Short task:
Return the material word for word. Do not include the pictures.

--- begin Input rows ---

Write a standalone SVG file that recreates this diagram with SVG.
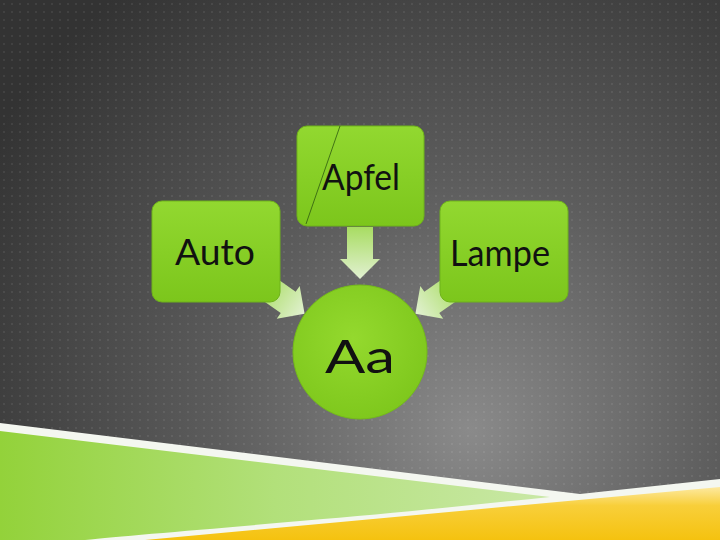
<svg xmlns="http://www.w3.org/2000/svg" width="720" height="540" viewBox="0 0 720 540">
<defs>
<radialGradient id="bg" cx="470" cy="430" r="560" gradientUnits="userSpaceOnUse">
<stop offset="0" stop-color="#8a8a8a"/>
<stop offset="0.45" stop-color="#5c5c5c"/>
<stop offset="1" stop-color="#333333"/>
</radialGradient>
<pattern id="dots" width="8" height="8" patternUnits="userSpaceOnUse">
<rect x="3" y="3" width="2" height="2" fill="#ffffff" fill-opacity="0.07"/>
</pattern>
<linearGradient id="boxg" x1="0" y1="0" x2="0" y2="1">
<stop offset="0" stop-color="#92d830"/>
<stop offset="1" stop-color="#7cc61c"/>
</linearGradient>
<radialGradient id="circg" cx="0.45" cy="0.4" r="0.6">
<stop offset="0" stop-color="#94d92e"/>
<stop offset="1" stop-color="#7fc81d"/>
</radialGradient>
<linearGradient id="arrg" x1="0" y1="0" x2="1" y2="0">
<stop offset="0" stop-color="#a8dc62"/>
<stop offset="1" stop-color="#e2f1d2"/>
</linearGradient>
<linearGradient id="greenband" x1="0" y1="0" x2="1" y2="0">
<stop offset="0" stop-color="#93d23a"/>
<stop offset="0.5" stop-color="#b2e07a"/>
<stop offset="1" stop-color="#c9e8a6"/>
</linearGradient>
<linearGradient id="yellowband" x1="0" y1="0" x2="0" y2="1">
<stop offset="0" stop-color="#fde9a0"/>
<stop offset="0.35" stop-color="#f8cf3a"/>
<stop offset="1" stop-color="#f5c20f"/>
</linearGradient>
<path id="arrow" d="M0,-13 L32,-13 L32,-20 L52,0 L32,20 L32,13 L0,13 Z"/>
</defs>
<style>
.box{fill:url(#boxg);stroke:#6fb31a;stroke-width:1}
.lbl{font-family:Lato,"Open Sans","Liberation Sans",sans-serif;fill:#111111;text-anchor:middle}
.arr{fill:url(#arrg)}
</style>
<rect width="720" height="540" fill="url(#bg)"/>
<rect width="720" height="540" fill="url(#dots)"/>
<g id="bottom">
<path d="M0,423 L580,494 L720,479 L720,540 L0,540 Z" fill="#f4f7f0"/>
<path d="M0,431 L550,497 C470,505 400,513 300,521 C200,530 120,536 85,540 L0,540 Z" fill="url(#greenband)"/>
<path d="M145,540 L720,487 L720,540 Z" fill="url(#yellowband)"/>
</g>
<g id="connectors">
<use href="#arrow" class="arr" transform="translate(360,227) rotate(90)"/>
<use href="#arrow" class="arr" transform="translate(262,284) rotate(35)"/>
<use href="#arrow" class="arr" transform="translate(458,284) rotate(145)"/>
</g>
<g id="apfel">
<rect class="box" x="297" y="126" width="127" height="100" rx="10"/>
<line x1="340" y1="126" x2="306" y2="224" stroke="#2f5a10" stroke-width="0.8"/>
<text class="lbl" x="361" y="190" font-size="36" textLength="78" lengthAdjust="spacingAndGlyphs">Apfel</text>
</g>
<g id="auto">
<rect class="box" x="152" y="201" width="128" height="101" rx="10"/>
<text class="lbl" x="215" y="265" font-size="36" textLength="80" lengthAdjust="spacingAndGlyphs">Auto</text>
</g>
<g id="lampe">
<rect class="box" x="440" y="201" width="128" height="101" rx="10"/>
<text class="lbl" x="500" y="266" font-size="36" textLength="100" lengthAdjust="spacingAndGlyphs">Lampe</text>
</g>
<g id="aa">
<circle cx="360" cy="352" r="67" fill="url(#circg)" stroke="#74bb1a" stroke-width="1"/>
<text class="lbl" x="360" y="373" font-size="46" textLength="70" lengthAdjust="spacingAndGlyphs">Aa</text>
</g>
</svg>
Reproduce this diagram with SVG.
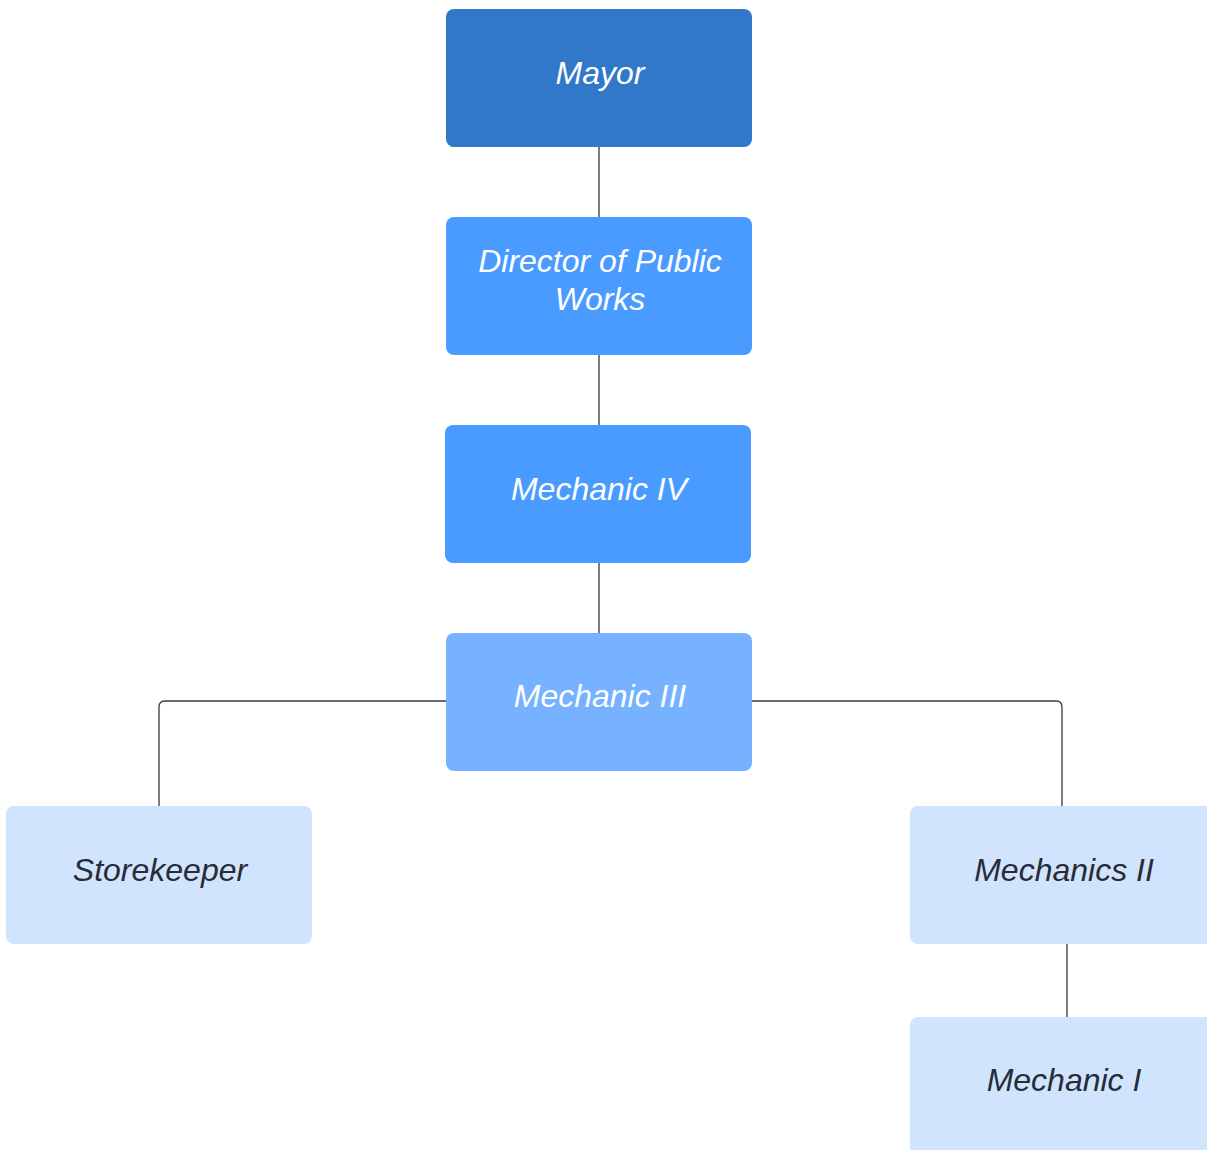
<svg xmlns="http://www.w3.org/2000/svg" width="1207" height="1150" viewBox="0 0 1207 1150">
<style>
.n rect{rx:8;ry:8}
.t{font-family:"Liberation Sans",Arial,sans-serif;font-style:italic;font-size:32px;text-anchor:middle}
.w{fill:#ffffff}
.d{fill:#282c36}
.c{fill:none;stroke:#333843;stroke-width:1.3}
</style>
<rect width="1207" height="1150" fill="#ffffff"/>
<g id="connectors">
<path class="c" d="M599 147V217"/>
<path class="c" d="M599 355V425"/>
<path class="c" d="M599 563V633"/>
<path class="c" d="M446 701H165Q159 701 159 707V806"/>
<path class="c" d="M752 701H1056Q1062 701 1062 707V806"/>
<path class="c" d="M1067 944V1017"/>
</g>
<g id="mayor" class="n"><rect x="446" y="9" width="306" height="138" fill="#3178c9"/><text class="t w" x="600" y="84">Mayor</text></g>
<g id="director" class="n"><rect x="446" y="217" width="306" height="138" fill="#4a9bff"/><text class="t w" x="600" y="272">Director of Public</text><text class="t w" x="600" y="310">Works</text></g>
<g id="mechanic4" class="n"><rect x="445" y="425" width="306" height="138" fill="#4a9bff"/><text class="t w" x="599" y="500">Mechanic IV</text></g>
<g id="mechanic3" class="n"><rect x="446" y="633" width="306" height="138" fill="#76b2ff"/><text class="t w" x="600" y="707">Mechanic III</text></g>
<g id="storekeeper" class="n"><rect x="6" y="806" width="306" height="138" fill="#d0e4fd"/><text class="t d" x="160" y="881">Storekeeper</text></g>
<g id="mechanics2" class="n"><rect x="910" y="806" width="306" height="138" fill="#d0e4fd"/><text class="t d" x="1064" y="881">Mechanics II</text></g>
<g id="mechanic1" class="n"><rect x="910" y="1017" width="306" height="138" fill="#d0e4fd"/><text class="t d" x="1064" y="1091">Mechanic I</text></g>
</svg>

--- end Input rows ---

Task solution:
Write a standalone SVG file that recreates this diagram with SVG.
<svg xmlns="http://www.w3.org/2000/svg" width="720" height="540" viewBox="0 0 720 540">
<defs>
<radialGradient id="bg" cx="470" cy="430" r="560" gradientUnits="userSpaceOnUse">
<stop offset="0" stop-color="#8a8a8a"/>
<stop offset="0.45" stop-color="#5c5c5c"/>
<stop offset="1" stop-color="#333333"/>
</radialGradient>
<pattern id="dots" width="8" height="8" patternUnits="userSpaceOnUse">
<rect x="3" y="3" width="2" height="2" fill="#ffffff" fill-opacity="0.07"/>
</pattern>
<linearGradient id="boxg" x1="0" y1="0" x2="0" y2="1">
<stop offset="0" stop-color="#92d830"/>
<stop offset="1" stop-color="#7cc61c"/>
</linearGradient>
<radialGradient id="circg" cx="0.45" cy="0.4" r="0.6">
<stop offset="0" stop-color="#94d92e"/>
<stop offset="1" stop-color="#7fc81d"/>
</radialGradient>
<linearGradient id="arrg" x1="0" y1="0" x2="1" y2="0">
<stop offset="0" stop-color="#a8dc62"/>
<stop offset="1" stop-color="#e2f1d2"/>
</linearGradient>
<linearGradient id="greenband" x1="0" y1="0" x2="1" y2="0">
<stop offset="0" stop-color="#93d23a"/>
<stop offset="0.5" stop-color="#b2e07a"/>
<stop offset="1" stop-color="#c9e8a6"/>
</linearGradient>
<linearGradient id="yellowband" x1="0" y1="0" x2="0" y2="1">
<stop offset="0" stop-color="#fde9a0"/>
<stop offset="0.35" stop-color="#f8cf3a"/>
<stop offset="1" stop-color="#f5c20f"/>
</linearGradient>
<path id="arrow" d="M0,-13 L32,-13 L32,-20 L52,0 L32,20 L32,13 L0,13 Z"/>
</defs>
<style>
.box{fill:url(#boxg);stroke:#6fb31a;stroke-width:1}
.lbl{font-family:Lato,"Open Sans","Liberation Sans",sans-serif;fill:#111111;text-anchor:middle}
.arr{fill:url(#arrg)}
</style>
<rect width="720" height="540" fill="url(#bg)"/>
<rect width="720" height="540" fill="url(#dots)"/>
<g id="bottom">
<path d="M0,423 L580,494 L720,479 L720,540 L0,540 Z" fill="#f4f7f0"/>
<path d="M0,431 L550,497 C470,505 400,513 300,521 C200,530 120,536 85,540 L0,540 Z" fill="url(#greenband)"/>
<path d="M145,540 L720,487 L720,540 Z" fill="url(#yellowband)"/>
</g>
<g id="connectors">
<use href="#arrow" class="arr" transform="translate(360,227) rotate(90)"/>
<use href="#arrow" class="arr" transform="translate(262,284) rotate(35)"/>
<use href="#arrow" class="arr" transform="translate(458,284) rotate(145)"/>
</g>
<g id="apfel">
<rect class="box" x="297" y="126" width="127" height="100" rx="10"/>
<line x1="340" y1="126" x2="306" y2="224" stroke="#2f5a10" stroke-width="0.8"/>
<text class="lbl" x="361" y="190" font-size="36" textLength="78" lengthAdjust="spacingAndGlyphs">Apfel</text>
</g>
<g id="auto">
<rect class="box" x="152" y="201" width="128" height="101" rx="10"/>
<text class="lbl" x="215" y="265" font-size="36" textLength="80" lengthAdjust="spacingAndGlyphs">Auto</text>
</g>
<g id="lampe">
<rect class="box" x="440" y="201" width="128" height="101" rx="10"/>
<text class="lbl" x="500" y="266" font-size="36" textLength="100" lengthAdjust="spacingAndGlyphs">Lampe</text>
</g>
<g id="aa">
<circle cx="360" cy="352" r="67" fill="url(#circg)" stroke="#74bb1a" stroke-width="1"/>
<text class="lbl" x="360" y="373" font-size="46" textLength="70" lengthAdjust="spacingAndGlyphs">Aa</text>
</g>
</svg>
Reproduce this diagram with SVG.
<svg xmlns="http://www.w3.org/2000/svg" width="1207" height="1150" viewBox="0 0 1207 1150">
<style>
.n rect{rx:8;ry:8}
.t{font-family:"Liberation Sans",Arial,sans-serif;font-style:italic;font-size:32px;text-anchor:middle}
.w{fill:#ffffff}
.d{fill:#282c36}
.c{fill:none;stroke:#333843;stroke-width:1.3}
</style>
<rect width="1207" height="1150" fill="#ffffff"/>
<g id="connectors">
<path class="c" d="M599 147V217"/>
<path class="c" d="M599 355V425"/>
<path class="c" d="M599 563V633"/>
<path class="c" d="M446 701H165Q159 701 159 707V806"/>
<path class="c" d="M752 701H1056Q1062 701 1062 707V806"/>
<path class="c" d="M1067 944V1017"/>
</g>
<g id="mayor" class="n"><rect x="446" y="9" width="306" height="138" fill="#3178c9"/><text class="t w" x="600" y="84">Mayor</text></g>
<g id="director" class="n"><rect x="446" y="217" width="306" height="138" fill="#4a9bff"/><text class="t w" x="600" y="272">Director of Public</text><text class="t w" x="600" y="310">Works</text></g>
<g id="mechanic4" class="n"><rect x="445" y="425" width="306" height="138" fill="#4a9bff"/><text class="t w" x="599" y="500">Mechanic IV</text></g>
<g id="mechanic3" class="n"><rect x="446" y="633" width="306" height="138" fill="#76b2ff"/><text class="t w" x="600" y="707">Mechanic III</text></g>
<g id="storekeeper" class="n"><rect x="6" y="806" width="306" height="138" fill="#d0e4fd"/><text class="t d" x="160" y="881">Storekeeper</text></g>
<g id="mechanics2" class="n"><rect x="910" y="806" width="306" height="138" fill="#d0e4fd"/><text class="t d" x="1064" y="881">Mechanics II</text></g>
<g id="mechanic1" class="n"><rect x="910" y="1017" width="306" height="138" fill="#d0e4fd"/><text class="t d" x="1064" y="1091">Mechanic I</text></g>
</svg>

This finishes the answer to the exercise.